SET PROBLEM ->
Leave out the images and repeat the listing below without a single change.

Begin

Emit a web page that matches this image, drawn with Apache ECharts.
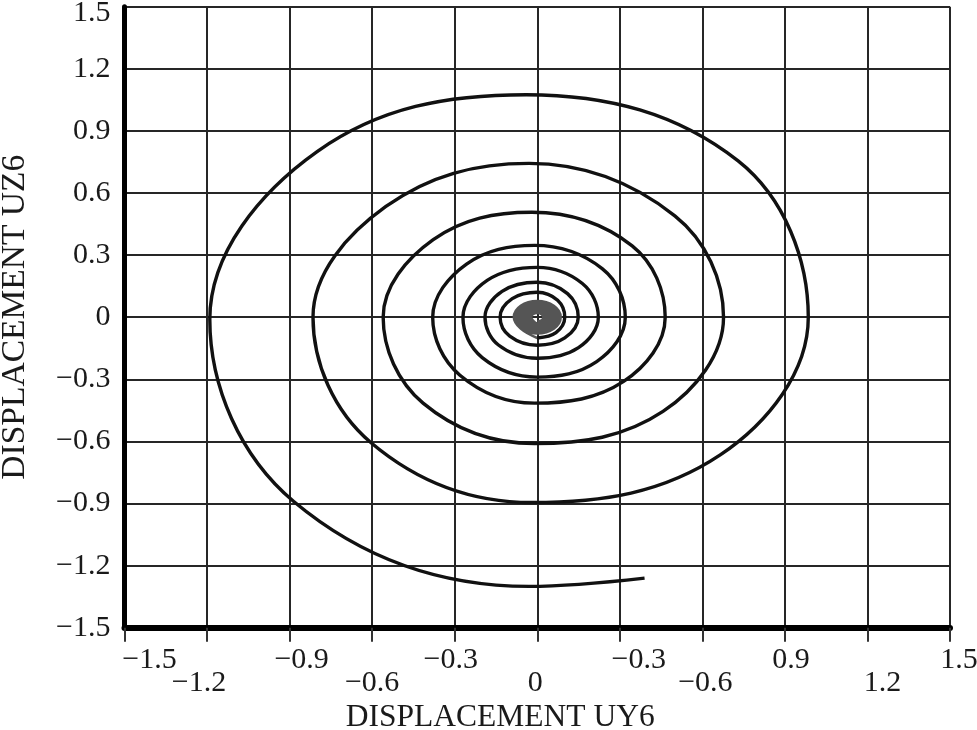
<!DOCTYPE html>
<html>
<head>
<meta charset="utf-8">
<script src="https://cdn.jsdelivr.net/npm/echarts@6/dist/echarts.min.js"></script>
<style>
html,body{margin:0;padding:0;background:#fff;}
#chart{width:977px;height:730px;}
</style>
</head>
<body>
<div id="chart"></div>
<script>
// ---- data ----
const xAxisTitle = 'DISPLACEMENT UY6';
const yAxisTitle = 'DISPLACEMENT UZ6';
const xTickLabels = ['\u22121.5','\u22121.2','\u22120.9','\u22120.6','\u22120.3','0','\u22120.3','\u22120.6','0.9','1.2','1.5'];
const yTickLabels = ['\u22121.5','\u22121.2','\u22120.9','\u22120.6','\u22120.3','0','0.3','0.6','0.9','1.2','1.5'];

// trajectory (UY6, UZ6), from the outer free end spiralling inward
const trajectory = [
  [0.39,-1.26],
  [-0.03,-1.30],[-0.885,-0.89],[-1.19,-0.01],[-0.80,0.80],[-0.04,1.075],[0.73,0.755],[0.985,0.0],[0.665,-0.665],
  [-0.02,-0.895],[-0.605,-0.605],[-0.815,0.0],[-0.55,0.535],[-0.03,0.743],[0.50,0.49],[0.677,0.0],[0.457,-0.455],
  [-0.01,-0.61],[-0.415,-0.415],[-0.56,0.0],[-0.378,0.375],[-0.02,0.507],[0.345,0.345],[0.465,0.0],[0.314,-0.31],
  [-0.01,-0.415],[-0.281,-0.28],[-0.38,0.0],[-0.257,0.257],[-0.01,0.347],[0.237,0.234],[0.32,0.0],[0.216,-0.214],
  [0.0,-0.289],[-0.20,-0.195],[-0.27,0.0],[-0.182,0.178],[0.0,0.241],[0.164,0.163],[0.222,0.0],[0.15,-0.147],
  [0.0,-0.198],[-0.141,-0.134],[-0.19,0.0],[-0.128,0.125],[0.0,0.169],[0.11,0.114],[0.149,0.0],[0.10,-0.10],
  [0.0,-0.135],[-0.10,-0.091],[-0.135,0.0],[-0.091,0.09],[0.0,0.121],[0.074,0.082],[0.10,0.0],[0.068,-0.074],
  [0.0,-0.10]
];

// dense inner core of the trajectory (appears as a grey blob)
const coreTrajectory = [
  [0.0,-0.10],
  [-0.06,-0.055],[-0.085,0.0],[-0.06,0.055],[0.0,0.078],[0.06,0.055],[0.085,0.0],[0.06,-0.055],[0.0,-0.078],
  [-0.054,-0.05],[-0.076,0.0],[-0.054,0.05],[0.0,0.07],[0.054,0.05],[0.076,0.0],[0.054,-0.05],[0.0,-0.07],
  [-0.047,-0.044],[-0.067,0.0],[-0.047,0.044],[0.0,0.062],[0.047,0.044],[0.067,0.0],[0.047,-0.044],[0.0,-0.062],
  [-0.041,-0.038],[-0.058,0.0],[-0.041,0.038],[0.0,0.054],[0.041,0.038],[0.058,0.0],[0.041,-0.038],[0.0,-0.054],
  [-0.035,-0.033],[-0.049,0.0],[-0.035,0.033],[0.0,0.046],[0.035,0.033],[0.049,0.0],[0.035,-0.033],[0.0,-0.046],
  [-0.028,-0.027],[-0.04,0.0],[-0.028,0.027],[0.0,0.038],[0.028,0.027],[0.04,0.0],[0.028,-0.027],[0.0,-0.038],
  [-0.022,-0.021],[-0.031,0.0],[-0.022,0.021],[0.0,0.03],[0.022,0.021],[0.031,0.0],[0.022,-0.021],[0.0,-0.03],
  [-0.016,-0.015],[-0.022,0.0],[-0.016,0.015],[0.0,0.021],[0.016,0.015],[0.022,0.0],[0.016,-0.015],[0.0,-0.021]
];

// ---- styling ----
const FONT = "'Liberation Serif','DejaVu Serif','Times New Roman',serif";
const TXT = '#1a1a1a';
const LABEL_SIZE = 30;
// per-label horizontal nudge (px) and row (0 upper, 1 lower) for the staggered x labels
const xLabelShift = [25,-8,12,0,-4,-2,19,3,6,15,9];
const xLabelRow   = [0,1,0,1,0,1,0,1,0,1,0];
const ROW_DROP = 23;

const rich = {};
xLabelShift.forEach(function(s, i){
  rich['l'+i] = {
    fontFamily: FONT, fontSize: LABEL_SIZE, color: TXT, lineHeight: LABEL_SIZE,
    padding: [0, s < 0 ? -2*s : 0, 0, s > 0 ? 2*s : 0]
  };
});
const yRich = {
  n: {fontFamily: FONT, fontSize: LABEL_SIZE, color: TXT, lineHeight: LABEL_SIZE},
  t: {fontFamily: FONT, fontSize: LABEL_SIZE, color: TXT, lineHeight: LABEL_SIZE, padding: [12,0,0,0]}
};

function idx(v){ return Math.round((v + 1.5) / 0.3); }
function xLabelFor(row){
  return function(v){
    const i = idx(v);
    if (xLabelRow[i] !== row) return '';
    return '{l'+i+'|'+xTickLabels[i]+'}';
  };
}

const baseX = {
  type: 'value', min: -1.5, max: 1.5, interval: 0.3, gridIndex: 0, position: 'bottom'
};

const chart = echarts.init(document.getElementById('chart'), null, {renderer:'canvas'});
chart.setOption({
  animation: false,
  backgroundColor: '#ffffff',
  grid: {left: 124.5, right: 27, top: 6.7, bottom: 102.2, containLabel: false, outerBoundsMode: 'none'},
  xAxis: [
    Object.assign({}, baseX, {
      name: xAxisTitle, nameLocation: 'middle', nameGap: 74,
      nameTextStyle: {fontFamily: FONT, fontSize: 31.5, color: TXT, padding: [0, 74, 0, 0]},
      axisLine: {show: true, onZero: false, lineStyle: {color: '#000', width: 6}},
      axisTick: {show: true, inside: false, length: 14, lineStyle: {color: '#333', width: 2}},
      axisLabel: {
        margin: 17, fontFamily: FONT, fontSize: LABEL_SIZE, color: TXT, rich: rich,
        interval: 0, hideOverlap: false, showMinLabel: true, showMaxLabel: true,
        formatter: xLabelFor(0)
      },
      splitLine: {show: true, lineStyle: {color: '#262626', width: 2}}
    }),
    Object.assign({}, baseX, {
      axisLine: {show: false, onZero: false},
      axisTick: {show: false},
      axisLabel: {
        margin: 17 + ROW_DROP, fontFamily: FONT, fontSize: LABEL_SIZE, color: TXT, rich: rich,
        interval: 0, hideOverlap: false, showMinLabel: true, showMaxLabel: true,
        formatter: xLabelFor(1)
      },
      splitLine: {show: false}
    })
  ],
  yAxis: {
    type: 'value', min: -1.5, max: 1.5, interval: 0.3,
    name: yAxisTitle, nameLocation: 'middle', nameGap: 92, nameRotate: 90,
    nameTextStyle: {fontFamily: FONT, fontSize: 33.5, color: TXT},
    axisLine: {show: true, onZero: false, lineStyle: {color: '#000', width: 5}},
    axisTick: {show: false},
    axisLabel: {
      margin: 14, fontFamily: FONT, fontSize: LABEL_SIZE, color: TXT, rich: yRich,
      interval: 0, hideOverlap: false, showMinLabel: true, showMaxLabel: true,
      formatter: function(v){ const i = idx(v); return '{' + (i === 10 ? 't' : 'n') + '|' + yTickLabels[i] + '}'; }
    },
    splitLine: {show: true, lineStyle: {color: '#262626', width: 2}}
  },
  series: [
    {
      type: 'line', xAxisIndex: 0, data: trajectory, smooth: 0.38, showSymbol: false, symbol: 'none',
      lineStyle: {color: '#111', width: 3.4}, z: 5
    },
    {
      type: 'line', xAxisIndex: 0, data: coreTrajectory, smooth: 0.38, showSymbol: false, symbol: 'none',
      lineStyle: {color: '#555', width: 2.6}, z: 4
    }
  ]
});
</script>
</body>
</html>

End

EXERCISE RESULT ->
Emit a web page that matches this image, drawn with Apache ECharts.
<!DOCTYPE html>
<html>
<head>
<meta charset="utf-8">
<script src="https://cdn.jsdelivr.net/npm/echarts@6/dist/echarts.min.js"></script>
<style>
html,body{margin:0;padding:0;background:#fff;}
#chart{width:977px;height:730px;}
</style>
</head>
<body>
<div id="chart"></div>
<script>
// ---- data ----
const xAxisTitle = 'DISPLACEMENT UY6';
const yAxisTitle = 'DISPLACEMENT UZ6';
const xTickLabels = ['\u22121.5','\u22121.2','\u22120.9','\u22120.6','\u22120.3','0','\u22120.3','\u22120.6','0.9','1.2','1.5'];
const yTickLabels = ['\u22121.5','\u22121.2','\u22120.9','\u22120.6','\u22120.3','0','0.3','0.6','0.9','1.2','1.5'];

// trajectory (UY6, UZ6), from the outer free end spiralling inward
const trajectory = [
  [0.39,-1.26],
  [-0.03,-1.30],[-0.885,-0.89],[-1.19,-0.01],[-0.80,0.80],[-0.04,1.075],[0.73,0.755],[0.985,0.0],[0.665,-0.665],
  [-0.02,-0.895],[-0.605,-0.605],[-0.815,0.0],[-0.55,0.535],[-0.03,0.743],[0.50,0.49],[0.677,0.0],[0.457,-0.455],
  [-0.01,-0.61],[-0.415,-0.415],[-0.56,0.0],[-0.378,0.375],[-0.02,0.507],[0.345,0.345],[0.465,0.0],[0.314,-0.31],
  [-0.01,-0.415],[-0.281,-0.28],[-0.38,0.0],[-0.257,0.257],[-0.01,0.347],[0.237,0.234],[0.32,0.0],[0.216,-0.214],
  [0.0,-0.289],[-0.20,-0.195],[-0.27,0.0],[-0.182,0.178],[0.0,0.241],[0.164,0.163],[0.222,0.0],[0.15,-0.147],
  [0.0,-0.198],[-0.141,-0.134],[-0.19,0.0],[-0.128,0.125],[0.0,0.169],[0.11,0.114],[0.149,0.0],[0.10,-0.10],
  [0.0,-0.135],[-0.10,-0.091],[-0.135,0.0],[-0.091,0.09],[0.0,0.121],[0.074,0.082],[0.10,0.0],[0.068,-0.074],
  [0.0,-0.10]
];

// dense inner core of the trajectory (appears as a grey blob)
const coreTrajectory = [
  [0.0,-0.10],
  [-0.06,-0.055],[-0.085,0.0],[-0.06,0.055],[0.0,0.078],[0.06,0.055],[0.085,0.0],[0.06,-0.055],[0.0,-0.078],
  [-0.054,-0.05],[-0.076,0.0],[-0.054,0.05],[0.0,0.07],[0.054,0.05],[0.076,0.0],[0.054,-0.05],[0.0,-0.07],
  [-0.047,-0.044],[-0.067,0.0],[-0.047,0.044],[0.0,0.062],[0.047,0.044],[0.067,0.0],[0.047,-0.044],[0.0,-0.062],
  [-0.041,-0.038],[-0.058,0.0],[-0.041,0.038],[0.0,0.054],[0.041,0.038],[0.058,0.0],[0.041,-0.038],[0.0,-0.054],
  [-0.035,-0.033],[-0.049,0.0],[-0.035,0.033],[0.0,0.046],[0.035,0.033],[0.049,0.0],[0.035,-0.033],[0.0,-0.046],
  [-0.028,-0.027],[-0.04,0.0],[-0.028,0.027],[0.0,0.038],[0.028,0.027],[0.04,0.0],[0.028,-0.027],[0.0,-0.038],
  [-0.022,-0.021],[-0.031,0.0],[-0.022,0.021],[0.0,0.03],[0.022,0.021],[0.031,0.0],[0.022,-0.021],[0.0,-0.03],
  [-0.016,-0.015],[-0.022,0.0],[-0.016,0.015],[0.0,0.021],[0.016,0.015],[0.022,0.0],[0.016,-0.015],[0.0,-0.021]
];

// ---- styling ----
const FONT = "'Liberation Serif','DejaVu Serif','Times New Roman',serif";
const TXT = '#1a1a1a';
const LABEL_SIZE = 30;
// per-label horizontal nudge (px) and row (0 upper, 1 lower) for the staggered x labels
const xLabelShift = [25,-8,12,0,-4,-2,19,3,6,15,9];
const xLabelRow   = [0,1,0,1,0,1,0,1,0,1,0];
const ROW_DROP = 23;

const rich = {};
xLabelShift.forEach(function(s, i){
  rich['l'+i] = {
    fontFamily: FONT, fontSize: LABEL_SIZE, color: TXT, lineHeight: LABEL_SIZE,
    padding: [0, s < 0 ? -2*s : 0, 0, s > 0 ? 2*s : 0]
  };
});
const yRich = {
  n: {fontFamily: FONT, fontSize: LABEL_SIZE, color: TXT, lineHeight: LABEL_SIZE},
  t: {fontFamily: FONT, fontSize: LABEL_SIZE, color: TXT, lineHeight: LABEL_SIZE, padding: [12,0,0,0]}
};

function idx(v){ return Math.round((v + 1.5) / 0.3); }
function xLabelFor(row){
  return function(v){
    const i = idx(v);
    if (xLabelRow[i] !== row) return '';
    return '{l'+i+'|'+xTickLabels[i]+'}';
  };
}

const baseX = {
  type: 'value', min: -1.5, max: 1.5, interval: 0.3, gridIndex: 0, position: 'bottom'
};

const chart = echarts.init(document.getElementById('chart'), null, {renderer:'canvas'});
chart.setOption({
  animation: false,
  backgroundColor: '#ffffff',
  grid: {left: 124.5, right: 27, top: 6.7, bottom: 102.2, containLabel: false, outerBoundsMode: 'none'},
  xAxis: [
    Object.assign({}, baseX, {
      name: xAxisTitle, nameLocation: 'middle', nameGap: 74,
      nameTextStyle: {fontFamily: FONT, fontSize: 31.5, color: TXT, padding: [0, 74, 0, 0]},
      axisLine: {show: true, onZero: false, lineStyle: {color: '#000', width: 6}},
      axisTick: {show: true, inside: false, length: 14, lineStyle: {color: '#333', width: 2}},
      axisLabel: {
        margin: 17, fontFamily: FONT, fontSize: LABEL_SIZE, color: TXT, rich: rich,
        interval: 0, hideOverlap: false, showMinLabel: true, showMaxLabel: true,
        formatter: xLabelFor(0)
      },
      splitLine: {show: true, lineStyle: {color: '#262626', width: 2}}
    }),
    Object.assign({}, baseX, {
      axisLine: {show: false, onZero: false},
      axisTick: {show: false},
      axisLabel: {
        margin: 17 + ROW_DROP, fontFamily: FONT, fontSize: LABEL_SIZE, color: TXT, rich: rich,
        interval: 0, hideOverlap: false, showMinLabel: true, showMaxLabel: true,
        formatter: xLabelFor(1)
      },
      splitLine: {show: false}
    })
  ],
  yAxis: {
    type: 'value', min: -1.5, max: 1.5, interval: 0.3,
    name: yAxisTitle, nameLocation: 'middle', nameGap: 92, nameRotate: 90,
    nameTextStyle: {fontFamily: FONT, fontSize: 33.5, color: TXT},
    axisLine: {show: true, onZero: false, lineStyle: {color: '#000', width: 5}},
    axisTick: {show: false},
    axisLabel: {
      margin: 14, fontFamily: FONT, fontSize: LABEL_SIZE, color: TXT, rich: yRich,
      interval: 0, hideOverlap: false, showMinLabel: true, showMaxLabel: true,
      formatter: function(v){ const i = idx(v); return '{' + (i === 10 ? 't' : 'n') + '|' + yTickLabels[i] + '}'; }
    },
    splitLine: {show: true, lineStyle: {color: '#262626', width: 2}}
  },
  series: [
    {
      type: 'line', xAxisIndex: 0, data: trajectory, smooth: 0.38, showSymbol: false, symbol: 'none',
      lineStyle: {color: '#111', width: 3.4}, z: 5
    },
    {
      type: 'line', xAxisIndex: 0, data: coreTrajectory, smooth: 0.38, showSymbol: false, symbol: 'none',
      lineStyle: {color: '#555', width: 2.6}, z: 4
    }
  ]
});
</script>
</body>
</html>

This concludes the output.